Camel treks have never been high on my must-do list, but smoking a sheesha (water pipe) filled with apple-flavored tobacco and then sipping mint tea is just about my speed. Add a lingering sunset and oasis palm trees and I’m in heaven.
Idyllic Jerba
Another contrast completed our Tunisian adventure.
Leaving the Sahara behind, we journeyed to the island of Jerba. In Homer’s “Odyssey,” Ulysses sailed to the Land of the Lotus Eaters. There Ulysses’ crew ate the lotuses, forgot about home and refused to leave the island. Jerba is one of the islands in the Mediterranean identified with the Land of the Lotus Eaters.
I knew just how Ulysses’ crew felt after I spent five nights on Jerba. Nary a lotus did I see, much less eat, but I was seduced nonetheless.
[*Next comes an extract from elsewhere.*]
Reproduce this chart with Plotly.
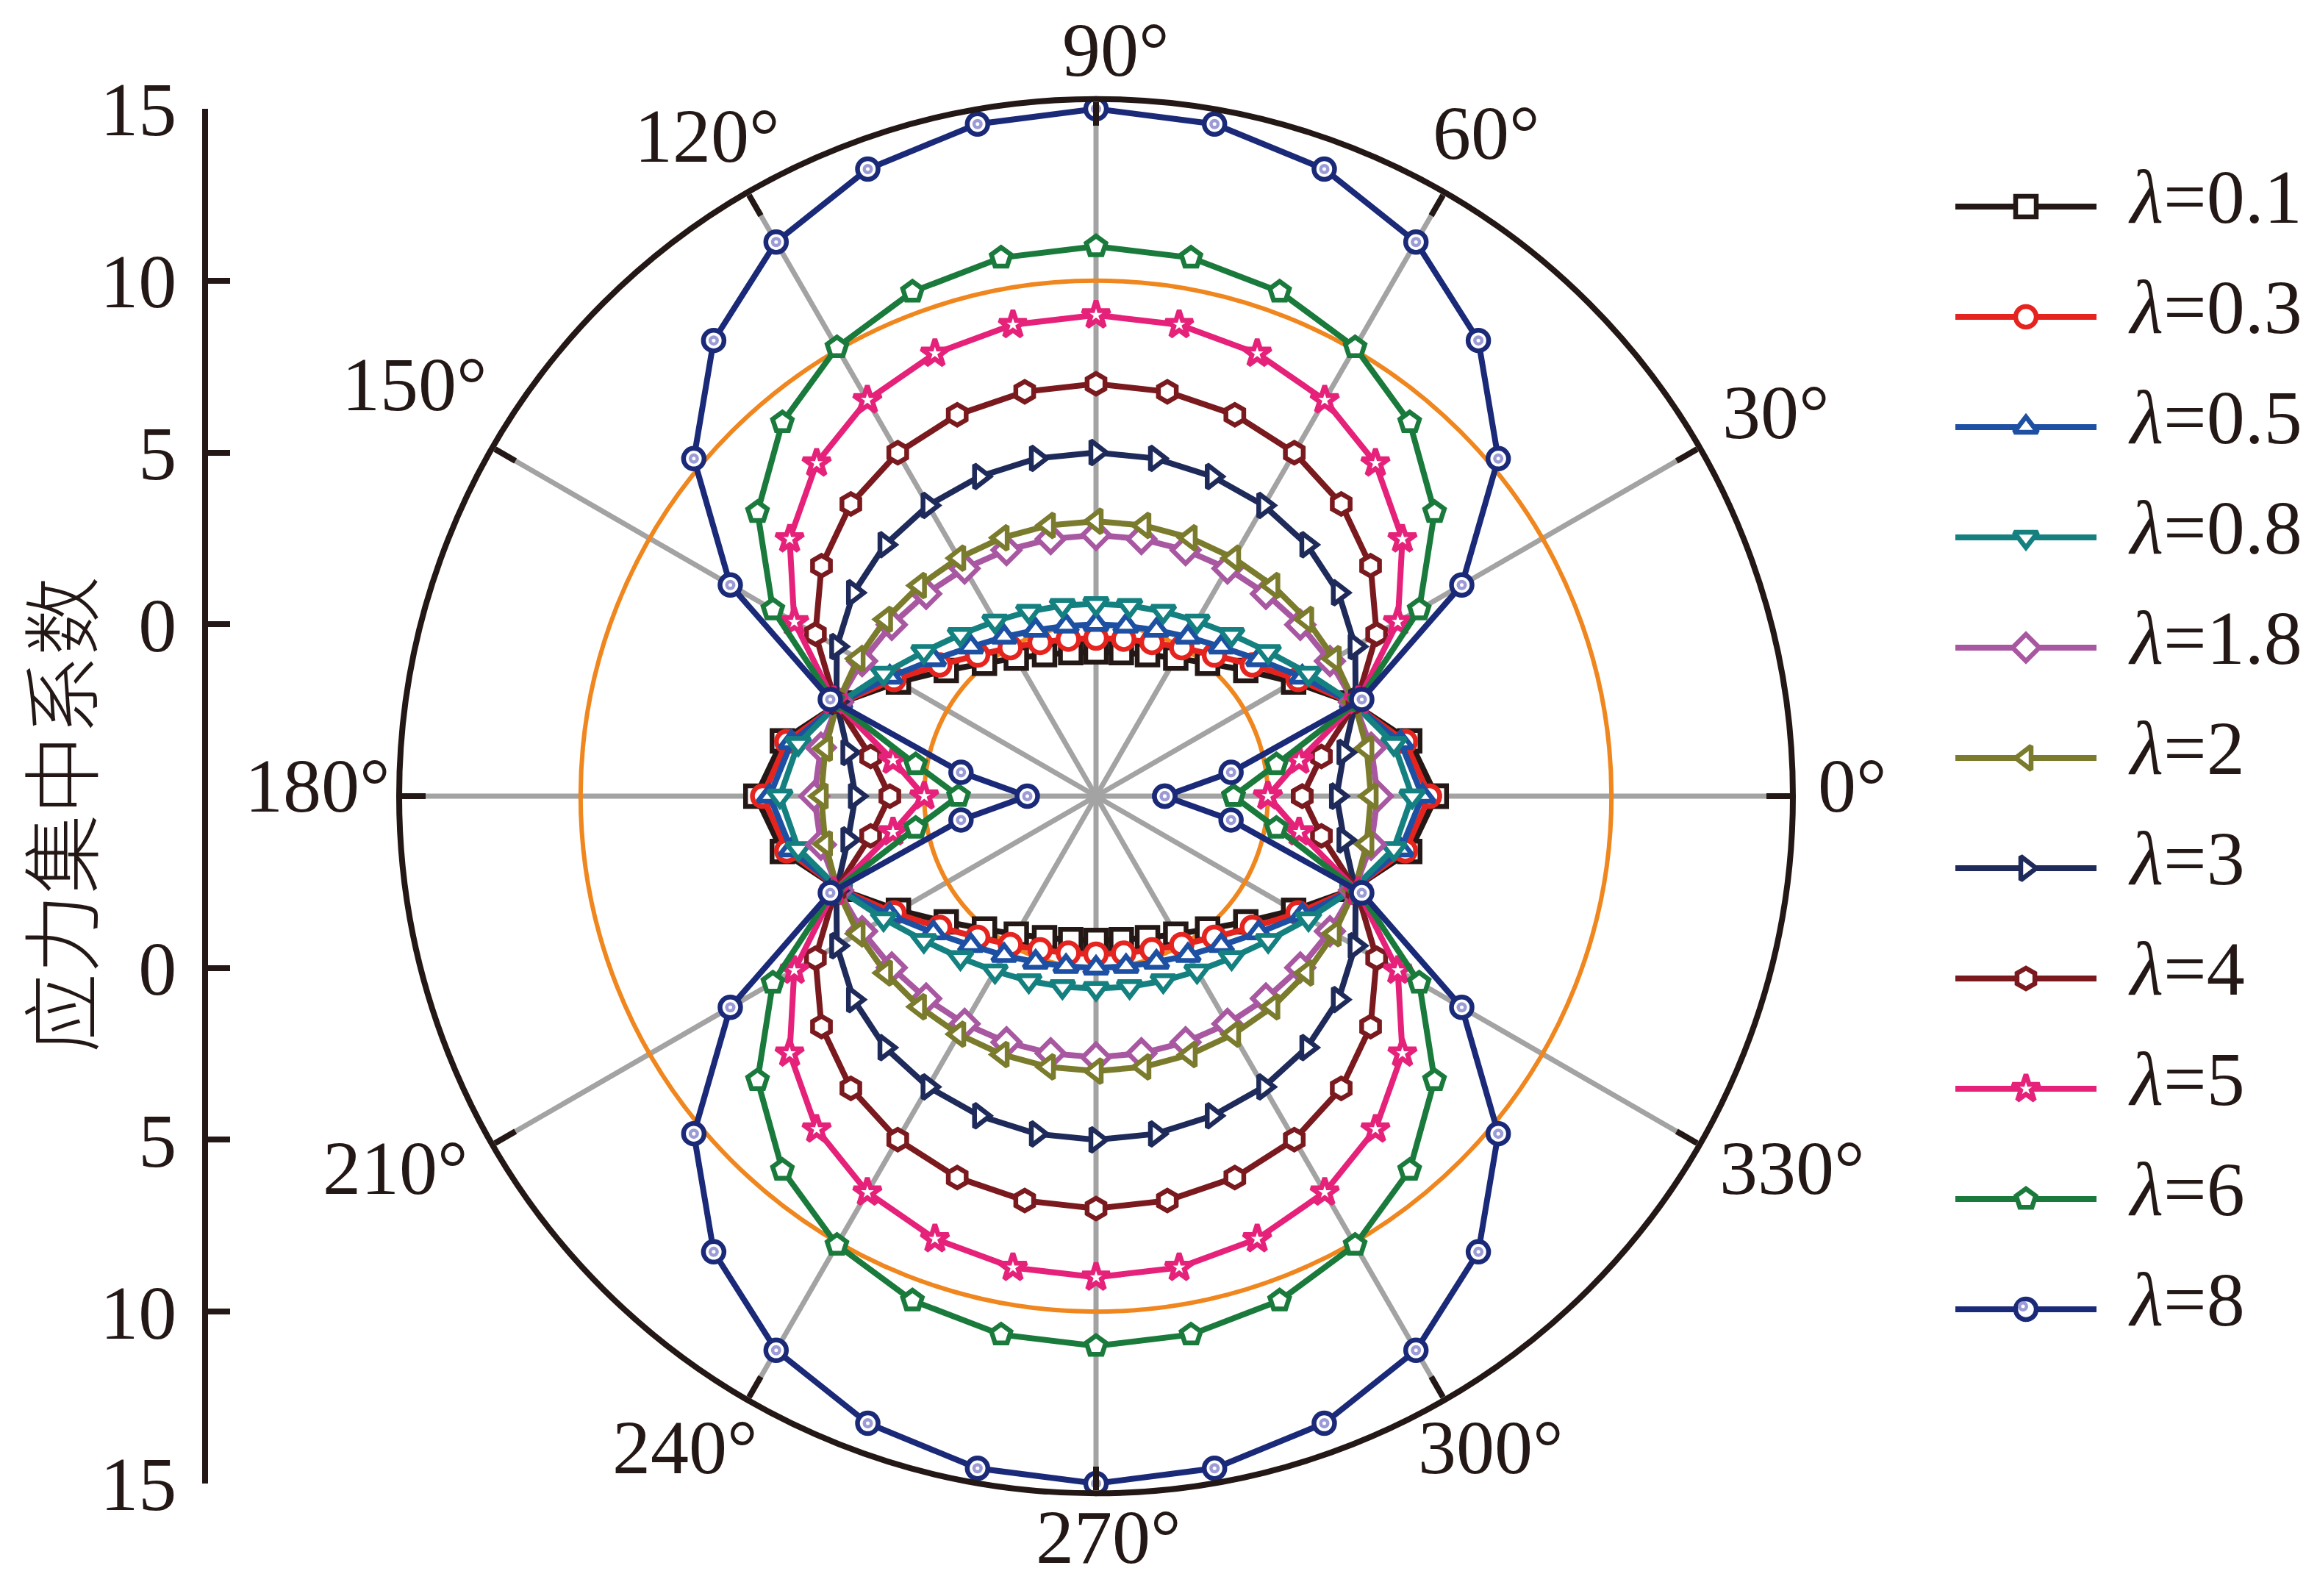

Jerba is a wonderful place to decelerate at the end of a Tunisia trip. There are lots of four- and five-star hotels offering luxury Tunisian style, including superb restaurants to sample; beaches; the Ghazi Mustapha fortress, built on a ninth-century ribat (small fortification); the excellent Museum of Popular Arts & Traditions; the El-Ghriba Synagogue, the oldest in North Africa, and a souk in the town of Houmt Souk that beckoned to me three out of our five days on Jerba.
It was in this souk that I finally found my perfect carpet after looking sporadically for three weeks. What better way to end a trip than with a magic carpet under my arm and a head full of memories!
If you go…
TunisUSA (Wayne, PA; 888/474-5502 or 484/754-0086, www.TunisUSA.com) put together our customized, 22-night trip with a private car, driver and archaeologist-guide.
We traveled Tunisia north to south and east to west, savoring the best the country has to offer, including the oasis regions of the southwest, the semiarid ksour region, a night in the Sahara and, of course, lots of archaeological sites. It was a superb introduction.